John Chambers, CEO of Cisco, loves to talk about how he saw the future evolving to one where innovation is more important, so he changed the corporate culture to better embrace that new reality. As these examples show, if you want to take the offensive on moving ahead, it helps if pro-active adapting your culture early in the game is part of that strategy.
Offensive Cultural Tactic #2: Getting the Right People
It’s said so often that it’s become a cliché, but success has a lot to do with getting the right people. You win with people, as the saying goes. Therefore, getting the right people can be a key factor in strategic success.
The exciting new people of the next generation are wired a bit differently from past generations. To become the employer of choice for these top prospects may require adapting your culture to make it more appealing to them. If your culture only attracts people with yesterday’s mindset, it will be hard to even see, let alone win, tomorrow’s game.
Therefore, a pro-active approach to adapting your culture can be a key offensive tactic to draw in the talent one needs to make your strategy work.
Defensive Cultural Tactic #1: Postponing Obsolescence
Corporate culture is a lot like the culture in yogurt. At first, the active culture reacts with the milk to make tasty yogurt. But if that same active culture works too long on the milk, the yogurt goes bad and spoils.
If you leave the same culture in your company too long, your company, like the yogurt, can go bad and spoil as well. You need to change it up a bit to stay current with the changing marketplace. Otherwise, your outdated culture will keep you stuck in the past. It will make your company irrelevant and obsolete.
There’s a reason why disruptive innovation often comes from outside an industry.
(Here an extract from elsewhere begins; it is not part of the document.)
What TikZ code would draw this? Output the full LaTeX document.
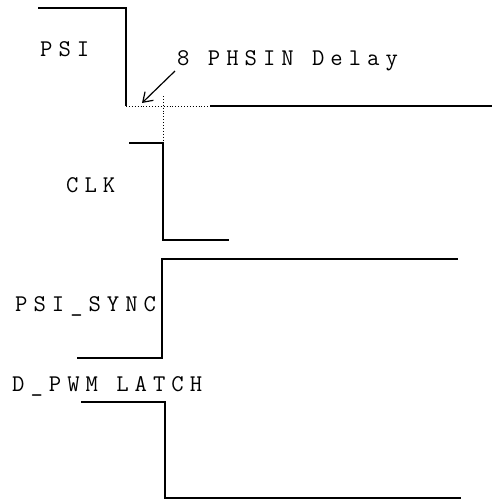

Those on the outside bring a fresh culture and a fresh perspective. They don’t get trapped in the past by saying, “But we’ve never done it that way before.” Outsiders are more willing to try a new way, with a new culture, because they are not wedded to the old.
Therefore, if you want to defend your industry position, it is often desirable to do so by pro-actively working to keep your culture relevant to the changing industry you are in.
Defensive Cultural Tactic #2: Blocking Openings
Often times, the future industry leader gets its start by exploiting a little hole in the current leader’s strategy. The future leader takes that little hole as a beachhead to eventually topple the current leader.
This is similar to what Google is trying to do to Microsoft. Microsoft had a hole in its strategy when it came to search engines. Google exploited that weakness and became a strong leader in search. Google is now using that leadership in search to build positions across nearly all of Microsoft’s businesses. If it weren’t for that hole in Microsoft’s strategy, Google would not have had the entry way to now challenge Microsoft and put them on the defensive.
Corporate culture tends to make us look at the world in a particular way. This creates “blind spots” that others can exploit and use as a beachhead. However, if we proactively develop a culture which embraces more diversity of thought, we are more likely to have people in the organization who see that “blind spot” and help us defend it from attack.
Corporate culture can be far more than just a nice little afterthought for your strategy. In fact, it can be one of your most significant strategic tactics, both as an offensive move and a defensive move. By taking a more pro-active approach to managing cultural change, one can increase the likelihood of success.
I’m not saying that you should abandon your culture every year and take up the latest management fad. Culture should have some lasting qualities. Some aspects, such as a culture of integrity or a culture of pursuing low costs may last forever. Other aspects, however, should be reexamined on a periodic basis to ensure they are still relevant.